((
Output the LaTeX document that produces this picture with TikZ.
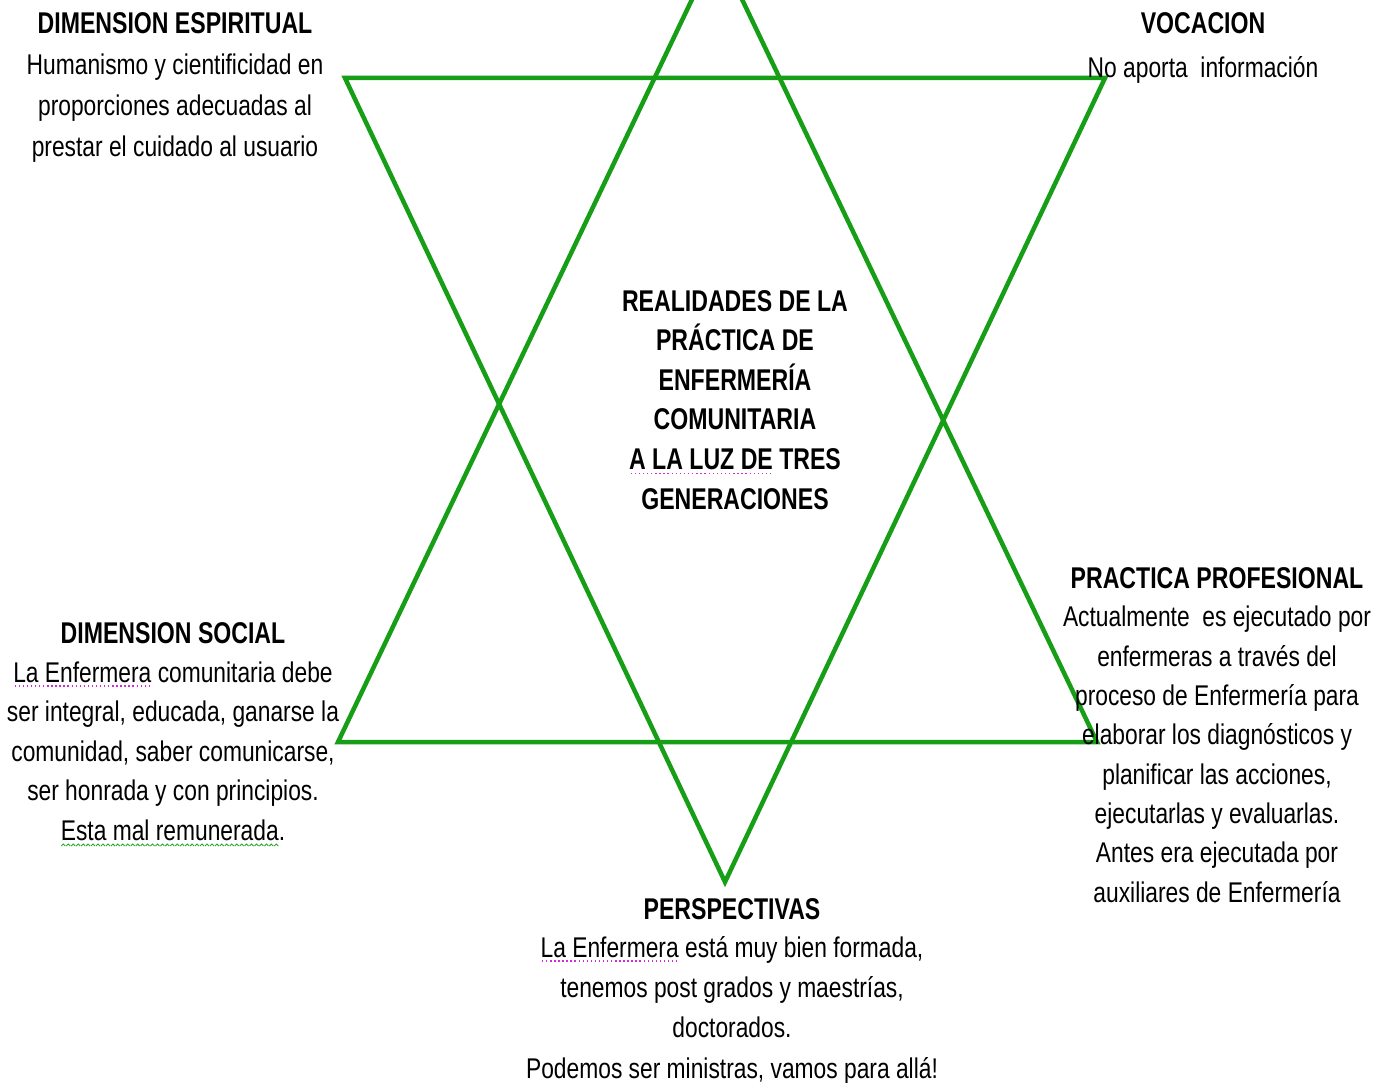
\documentclass[tikz,border=0pt]{standalone}
\usepackage{fontspec}
\setmainfont[FakeStretch=0.80]{Liberation Sans}
\newfontfamily\headfont[FakeStretch=0.77]{Liberation Sans Bold}
\definecolor{stargreen}{RGB}{22,158,22}
\definecolor{spellpink}{RGB}{214,40,214}
\definecolor{grammargreen}{RGB}{40,170,40}
% dotted and wavy proofing marks under words
\newcommand\spelldots[1]{\setbox0\hbox{#1}\rlap{\hbox to \wd0{\color{spellpink}\xleaders\hbox to 4pt{\hss\rule[-4.5pt]{1.4pt}{1.4pt}\hss}\hfill}}\box0\relax}
\newcommand\wavebit{\tikz[x=1pt,y=1pt,baseline=6pt]\draw[grammargreen,line width=0.9pt] (0,0) -- (2,2) -- (4,0);}
\newcommand\grammarwave[1]{\setbox0\hbox{#1}\rlap{\hbox to \wd0{\xleaders\hbox{\wavebit}\hfill}}\box0\relax}
\begin{document}
\begin{tikzpicture}[x=1pt,y=-1pt,
  starline/.style={draw=stargreen,line width=4.5pt,line join=miter},
  headtxt/.style={inner sep=0pt,align=center,font=\headfont\fontsize{30}{36}\selectfont},
  titletxt/.style={inner sep=0pt,align=center,font=\headfont\fontsize{30}{39.6}\selectfont},
  bodytxt/.style={inner sep=0pt,align=center,font=\fontsize{28.5}{#1}\selectfont},
  bodytxt/.default=39.5]
\useasboundingbox (0,0) rectangle (1388,1083);
% vertices of the two triangles
\coordinate (up) at (717,-53);
\coordinate (upL) at (338,742);
\coordinate (upR) at (1097,742);
\coordinate (dnL) at (345,78);
\coordinate (dnR) at (1105,78);
\coordinate (dn) at (725,882);
\draw[starline] (up) -- (upL) -- (upR) -- cycle;
\draw[starline] (dnL) -- (dnR) -- (dn) -- cycle;
% centre title (anchored on the baseline of its last line)
\node[titletxt,anchor=base] (title) at (735,509)
  {REALIDADES DE LA\\PRÁCTICA DE\\ENFERMERÍA\\COMUNITARIA\\\spelldots{A LA LUZ DE} TRES\\GENERACIONES};
% top left
\node[headtxt,anchor=base] (espH) at (175,34) {DIMENSION ESPIRITUAL};
\node[bodytxt=41,anchor=base] (espB) at (175,157)
  {Humanismo y cientificidad en\\proporciones adecuadas al\\prestar el cuidado al usuario};
% top right
\node[headtxt,anchor=base] (vocH) at (1203,34) {VOCACION};
\node[bodytxt,anchor=base] (vocB) at (1203,78) {No aporta\ \ información};
% bottom left
\node[headtxt,anchor=base] (socH) at (173,643) {DIMENSION SOCIAL};
\node[bodytxt=39.5,anchor=base] (socB) at (173,840)
  {\spelldots{La Enfermera} comunitaria debe\\ser integral, educada, ganarse la\\comunidad, saber comunicarse,\\ser honrada y con principios.\\\grammarwave{Esta mal remunerada}.};
% bottom right
\node[headtxt,anchor=base] (proH) at (1217,588) {PRACTICA PROFESIONAL};
\node[bodytxt=39.3,anchor=base] (proB) at (1217,902)
  {Actualmente\ \ es ejecutado por\\enfermeras a través del\\proceso de Enfermería para\\elaborar los diagnósticos y\\planificar las acciones,\\ejecutarlas y evaluarlas.\\Antes era ejecutada por\\auxiliares de Enfermería};
% bottom
\node[headtxt,anchor=base] (perH) at (732,919) {PERSPECTIVAS};
\node[bodytxt=40.3,anchor=base] (perB) at (732,1078)
  {\spelldots{La Enfermera} está muy bien formada,\\tenemos post grados y maestrías,\\doctorados.\\Podemos ser ministras, vamos para allá!};
\end{tikzpicture}
\end{document}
))
— TASK DESCRIPTION —
Copy out the data above exactly, except the pictures.

— FULL RESPONSE —
Output the LaTeX document that produces this picture with TikZ.
\documentclass[tikz,border=0pt]{standalone}
\usepackage{fontspec}
\setmainfont[FakeStretch=0.80]{Liberation Sans}
\newfontfamily\headfont[FakeStretch=0.77]{Liberation Sans Bold}
\definecolor{stargreen}{RGB}{22,158,22}
\definecolor{spellpink}{RGB}{214,40,214}
\definecolor{grammargreen}{RGB}{40,170,40}
% dotted and wavy proofing marks under words
\newcommand\spelldots[1]{\setbox0\hbox{#1}\rlap{\hbox to \wd0{\color{spellpink}\xleaders\hbox to 4pt{\hss\rule[-4.5pt]{1.4pt}{1.4pt}\hss}\hfill}}\box0\relax}
\newcommand\wavebit{\tikz[x=1pt,y=1pt,baseline=6pt]\draw[grammargreen,line width=0.9pt] (0,0) -- (2,2) -- (4,0);}
\newcommand\grammarwave[1]{\setbox0\hbox{#1}\rlap{\hbox to \wd0{\xleaders\hbox{\wavebit}\hfill}}\box0\relax}
\begin{document}
\begin{tikzpicture}[x=1pt,y=-1pt,
  starline/.style={draw=stargreen,line width=4.5pt,line join=miter},
  headtxt/.style={inner sep=0pt,align=center,font=\headfont\fontsize{30}{36}\selectfont},
  titletxt/.style={inner sep=0pt,align=center,font=\headfont\fontsize{30}{39.6}\selectfont},
  bodytxt/.style={inner sep=0pt,align=center,font=\fontsize{28.5}{#1}\selectfont},
  bodytxt/.default=39.5]
\useasboundingbox (0,0) rectangle (1388,1083);
% vertices of the two triangles
\coordinate (up) at (717,-53);
\coordinate (upL) at (338,742);
\coordinate (upR) at (1097,742);
\coordinate (dnL) at (345,78);
\coordinate (dnR) at (1105,78);
\coordinate (dn) at (725,882);
\draw[starline] (up) -- (upL) -- (upR) -- cycle;
\draw[starline] (dnL) -- (dnR) -- (dn) -- cycle;
% centre title (anchored on the baseline of its last line)
\node[titletxt,anchor=base] (title) at (735,509)
  {REALIDADES DE LA\\PRÁCTICA DE\\ENFERMERÍA\\COMUNITARIA\\\spelldots{A LA LUZ DE} TRES\\GENERACIONES};
% top left
\node[headtxt,anchor=base] (espH) at (175,34) {DIMENSION ESPIRITUAL};
\node[bodytxt=41,anchor=base] (espB) at (175,157)
  {Humanismo y cientificidad en\\proporciones adecuadas al\\prestar el cuidado al usuario};
% top right
\node[headtxt,anchor=base] (vocH) at (1203,34) {VOCACION};
\node[bodytxt,anchor=base] (vocB) at (1203,78) {No aporta\ \ información};
% bottom left
\node[headtxt,anchor=base] (socH) at (173,643) {DIMENSION SOCIAL};
\node[bodytxt=39.5,anchor=base] (socB) at (173,840)
  {\spelldots{La Enfermera} comunitaria debe\\ser integral, educada, ganarse la\\comunidad, saber comunicarse,\\ser honrada y con principios.\\\grammarwave{Esta mal remunerada}.};
% bottom right
\node[headtxt,anchor=base] (proH) at (1217,588) {PRACTICA PROFESIONAL};
\node[bodytxt=39.3,anchor=base] (proB) at (1217,902)
  {Actualmente\ \ es ejecutado por\\enfermeras a través del\\proceso de Enfermería para\\elaborar los diagnósticos y\\planificar las acciones,\\ejecutarlas y evaluarlas.\\Antes era ejecutada por\\auxiliares de Enfermería};
% bottom
\node[headtxt,anchor=base] (perH) at (732,919) {PERSPECTIVAS};
\node[bodytxt=40.3,anchor=base] (perB) at (732,1078)
  {\spelldots{La Enfermera} está muy bien formada,\\tenemos post grados y maestrías,\\doctorados.\\Podemos ser ministras, vamos para allá!};
\end{tikzpicture}
\end{document}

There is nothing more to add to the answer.